CodePudding user response：

This is called the partitions of a number, and is a well-known problem. I'm sure computer scientists have more efficient algorithms than this, but a naive recursive version might look like this:

const partitions = (n, m = n) =>
  m > n
    ? partitions (n, n)
  : m == 1
    ? [Array (n) .fill (1)]
  : m < 1
    ? [[]]
  : [
      ... partitions (n - m, m) .map (p => [m, ...p]),
      ... partitions (n, m - 1)
    ];

[1, 2, 3, 4, 5, 6] .forEach ((n) => console .log (`${n}: ${JSON .stringify (partitions (n))}`))

And if you're worried about the default parameter (there sometimes are good reasons to worry), then you can just make this a helper function and wrap it in a public function like this:

const _partitions = (n, m) =>
  m > n
    ? _partitions (n, n)
  : m == 1
    ? [Array (n) .fill (1)]
  : m < 1
    ? [[]]
  : [
      ... _partitions (n - m, m) .map (p => [m, ...p]),
      ... _partitions (n, m - 1)
    ];

const partitions = (n) => _partitions (n, n);

[1, 2, 3, 4, 5, 6] .forEach ((n) => console .log (`${n}: ${JSON .stringify (partitions (n))}`))

in either case, n is the integer we're summing to, and m is the maximum integer we can use. If m is too large, we simply call again with an appropriate m. If it equals 1, then we can only have an array of n 1's. If m reaches zero, then we have only the empty partition. Finally, we have two recursive cases to combine: When we choose to use that maximum number, we recur with the remainder and that maximum, prepending the maximum to each result. And when we don't use the maximum, we recur with the same target value and a decremented maximum.

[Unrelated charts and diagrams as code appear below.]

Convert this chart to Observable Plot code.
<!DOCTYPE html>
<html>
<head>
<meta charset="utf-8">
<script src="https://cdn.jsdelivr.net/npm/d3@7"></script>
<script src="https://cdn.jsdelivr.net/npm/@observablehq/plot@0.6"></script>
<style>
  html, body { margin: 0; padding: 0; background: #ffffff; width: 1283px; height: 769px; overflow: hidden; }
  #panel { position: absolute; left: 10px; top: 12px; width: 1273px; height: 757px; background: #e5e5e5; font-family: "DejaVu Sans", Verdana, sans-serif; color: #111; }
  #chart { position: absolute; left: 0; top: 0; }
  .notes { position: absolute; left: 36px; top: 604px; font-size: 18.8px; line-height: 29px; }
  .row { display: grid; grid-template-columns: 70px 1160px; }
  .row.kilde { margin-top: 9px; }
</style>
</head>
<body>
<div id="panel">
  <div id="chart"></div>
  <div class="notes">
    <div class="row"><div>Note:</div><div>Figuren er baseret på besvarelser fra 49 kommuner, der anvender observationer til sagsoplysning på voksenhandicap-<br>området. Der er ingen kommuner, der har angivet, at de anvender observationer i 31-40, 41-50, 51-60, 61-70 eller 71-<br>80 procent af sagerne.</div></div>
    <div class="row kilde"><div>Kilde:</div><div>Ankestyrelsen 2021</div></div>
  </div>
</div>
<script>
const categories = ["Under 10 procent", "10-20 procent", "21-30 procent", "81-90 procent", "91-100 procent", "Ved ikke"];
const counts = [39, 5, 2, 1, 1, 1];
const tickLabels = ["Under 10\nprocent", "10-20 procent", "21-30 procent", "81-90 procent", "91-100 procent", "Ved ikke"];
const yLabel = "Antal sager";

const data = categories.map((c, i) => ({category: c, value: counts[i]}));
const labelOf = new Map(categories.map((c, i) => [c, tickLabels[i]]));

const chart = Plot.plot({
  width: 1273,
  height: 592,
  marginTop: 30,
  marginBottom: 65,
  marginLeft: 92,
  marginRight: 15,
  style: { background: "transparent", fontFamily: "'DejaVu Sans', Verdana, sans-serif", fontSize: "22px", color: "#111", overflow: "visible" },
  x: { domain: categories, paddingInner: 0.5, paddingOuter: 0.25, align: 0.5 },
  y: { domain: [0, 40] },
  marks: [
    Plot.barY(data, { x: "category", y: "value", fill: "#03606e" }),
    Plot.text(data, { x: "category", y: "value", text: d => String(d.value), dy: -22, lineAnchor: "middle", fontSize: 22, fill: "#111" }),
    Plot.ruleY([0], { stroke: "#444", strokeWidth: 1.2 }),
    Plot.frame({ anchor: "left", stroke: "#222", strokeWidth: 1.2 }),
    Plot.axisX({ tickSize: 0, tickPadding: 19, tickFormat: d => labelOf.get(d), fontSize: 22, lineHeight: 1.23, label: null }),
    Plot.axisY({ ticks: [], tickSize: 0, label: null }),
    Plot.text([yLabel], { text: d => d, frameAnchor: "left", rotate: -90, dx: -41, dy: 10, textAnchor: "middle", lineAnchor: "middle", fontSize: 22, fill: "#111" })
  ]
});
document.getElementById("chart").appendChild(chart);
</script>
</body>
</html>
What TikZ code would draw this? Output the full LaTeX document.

I feel as though this has too many cases, but I don't see immediately how to combine them.

The time is exponential, and will be in any case, because the result is exponential in the size of n. If we added memoization, we could really speed this up, but I leave that as an exercise.

Update

I was bothered by those extra cases, and found an Erlang answer that showed a simpler version. Converted to JS, it might look like this:

const countdown = (n) => n > 0 ? [n , ...countdown (n - 1)] : []

const _partitions = (n, m) =>
  n < 0
    ? []
  : n == 0
    ? [[]]
  : countdown (m) .flatMap (x => _partitions (n - x, x) .map (p => [x, ...p]))

We have a quick helper, countdown to turn, say 5 into [5, 4, 3, 2, 1]. The main function has two base cases, an empty result if n is negative and a result containing only the empty partition if n is zero. Otherwise, we countdown the possibilities for the maximum value in a single partition, and recur on the partitions for the target less than this new maximum, adding the maximum value to the front of each.

This should have similar performance characteristics as the above, but it somewhat simpler.